I think I can get it done by using the following; however since upstream flanking sequence is not specified there is a chance of having false positive

flexiplex-linux -k lig_seq.txt -n Lig -x CTACACGACGCTCTTCCGATCT -b ????????? -x TCAGAGC -u ???????? -f 2 -e 2 test.fastq -p 24 | flexiplex-linux -n rt -x '' -b ?????????? -x TTTTTTTTTT -f 2 -e 2 -k rt_seq.txt

I thereafter tried sed "/[@,+]/! s/^/START/g" | flexiplex-linux -n test_rt -x START; it through same error. Thereafter I tried sed "/[@,+]/! s/^/START/g| flexiplex-linux -n rt -x '' -b ?????????? -x TTTTTTTTTT -f 2 -e 2 -k rt_seq.txt same error because I introduce 4 character at the stat of the sequence. To check that 2nd barcode is not causing any trouble I ran flexiplex-linux -n test -x TCAGAGC -u ???????? -b ?????????? -x TTTTTTTTTT -f 2 -e 2 -k rt_seq.tx test.fastq that works fine identifying the 2nd barcodes. I am not sure what causing the issue if I run it two times. I will happy to share a test file.

Thanks

ChangqingW commented 3 months ago

@ashokpatowary Could you check if my branch fixes the out_of_range error? The handling of truncated UMIs is still inconsistent at the moment but should resolve the error during UMI extraction.

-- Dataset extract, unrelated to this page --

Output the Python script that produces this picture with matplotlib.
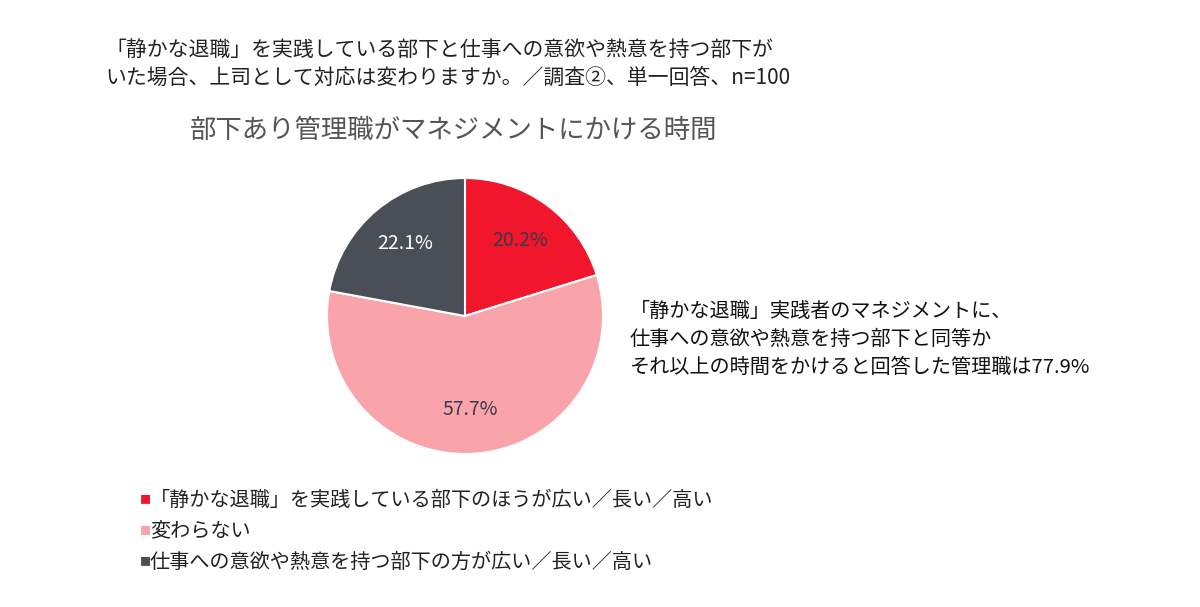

ashokpatowary commented 3 months ago

Hi @ChangqingW; unfortunately the branch through the same error

Searching for barcodes...
0.1 million reads processed..
0.2 million reads processed..
0.3 million reads processed..
0.4 million reads processed..
0.5 million reads processed..
terminate called after throwing an instance of 'std::out_of_range'
 what():  basic_string::substr
Aborted
ChangqingW commented 3 months ago

Hi @ChangqingW; unfortunately the branch through the same error

Searching for barcodes...
0.1 million reads processed..
0.2 million reads processed..
0.3 million reads processed..
0.4 million reads processed..
0.5 million reads processed..
terminate called after throwing an instance of 'std::out_of_range'
 what():  basic_string::substr
Aborted

Can you use the flexiplex-linux binary from my branch, do ulimit -c unlimited before running flexiplex, and share the core.xxx dump file? It should be pretty small and can be uploaded to the issue comment.

olliecheng commented 3 months ago

@ChangqingW @ashokpatowary Thanks for your feedback and bug report. I’ve moved the discussion to a separate issue (#43) so it’s easier to find and track; I’ll close this issue now. If you have any more discussion relevant to the original issue, feel free to reopen. Cheers!